I'll let your "duel of words" with anon continue now.

J. Newburn said...

Good Lord, but ain't we gotz ourselves, in HoCo, about 83k inbound commuters each week and about 48k headed north-ish to Baltimore and another 48K-ish headed south-ish to DC?

I'd like to add another perspective to this traffic conversation, as I am ever so weary of T-h-e T-o-w-e-r being blamed for future traffic when we clearly have a bigger concern on our hands.

I personally believe, such as, and for the good of U.S. Americans and Howard Countians everywhere, such as, I personally believe that to ease traffic congestion, we might want to put some attention on increasing home-based workers and telecommuters, rather than blaming about T-h-e Tower and T-h-e residents who will be moving in ther?

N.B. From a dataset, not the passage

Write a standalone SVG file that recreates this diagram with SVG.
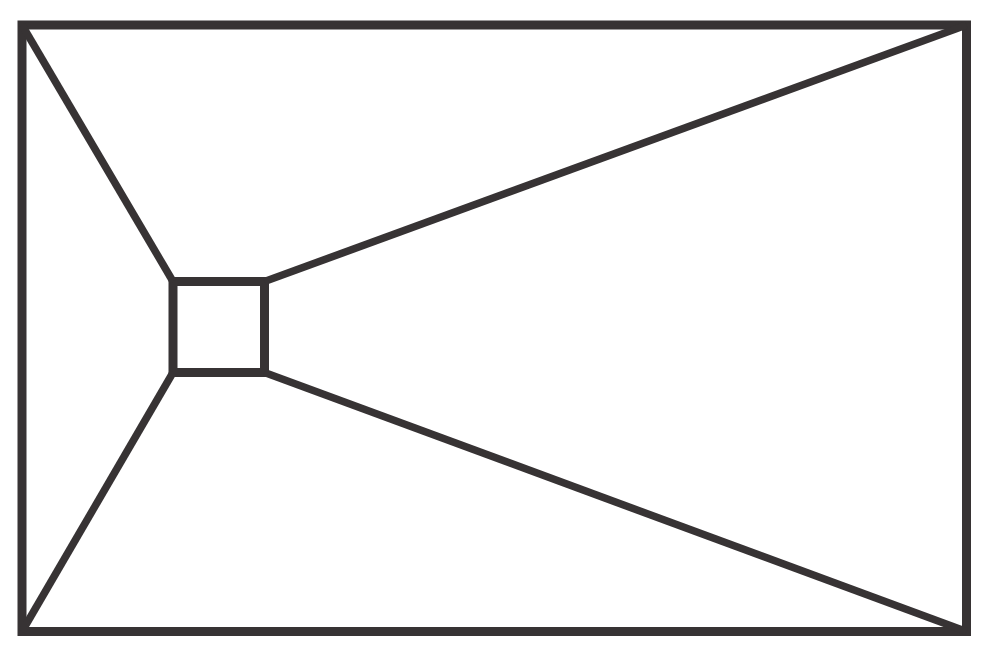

I envision the day when our cadre of brilliant local professionals and our rich municipality find some way of providing technical support to area businesses to get more people set up to work from home. At least a couple days a week, if not full-time.

Of course, people who work from home will also do errands, including going to T-h-e Mall, and traipsing down Li'l Patuxent Parkway. But, speaking as one who does work from home, I do my darnedest to run my errands in off-peak hours. Not, mind you, out of any citizen duty to minimize traffic congestion. I do it because it's easier and faster.

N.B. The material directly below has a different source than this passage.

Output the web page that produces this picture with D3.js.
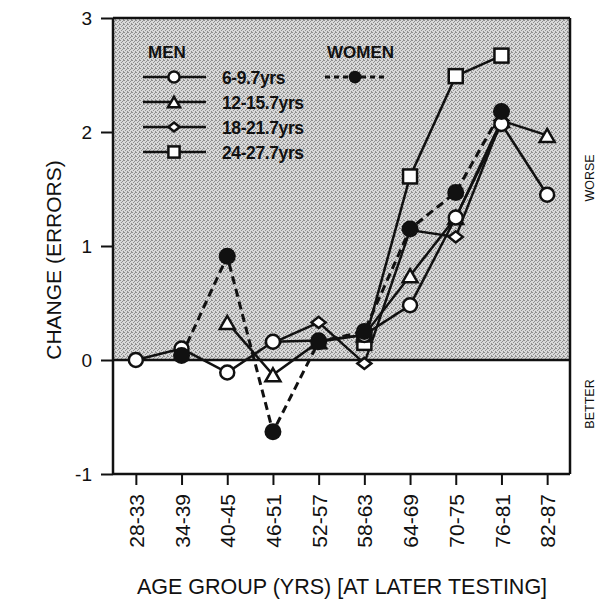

Pzguru, I may have matched you in comment length.

Love to you all, my U.S. Americans and the people of Iraq and Asia. Oh, and South Africa, too.

wordbones said...

I must admit I grew tired of my banter with anon 1:06 AM. I also have been distracted by real life things like getting my daughter ramped up in a new school year, taking care of business (it always comes in these maddening spurts), getting started on fundraising for next years Columbia Festival of the Arts, working out my issues with FIOS (subject of a new post!) and other things that effectively fill my time.

I also think I have given enough energy to an anonymous commenter, probably more than he or she deserves.


Eagle eye said...

I can’t believe that anon 1:06am suggested that, when construction is complete, The Plaza Residences can be seen from Mt. Airy. Quite frankly, that is foolish notion.

J. Newburn said...

I just reread my comment, a couple above, and want to clarify that the commuter numbers I wrote are per workweek day, M-F: 83k in, 48k to Balt, 48k to DC, M, T, W, Th and F. A little attention to switch those numbers around might do a lot more good to ease traffic congestion than wailing at T-h-e Tower.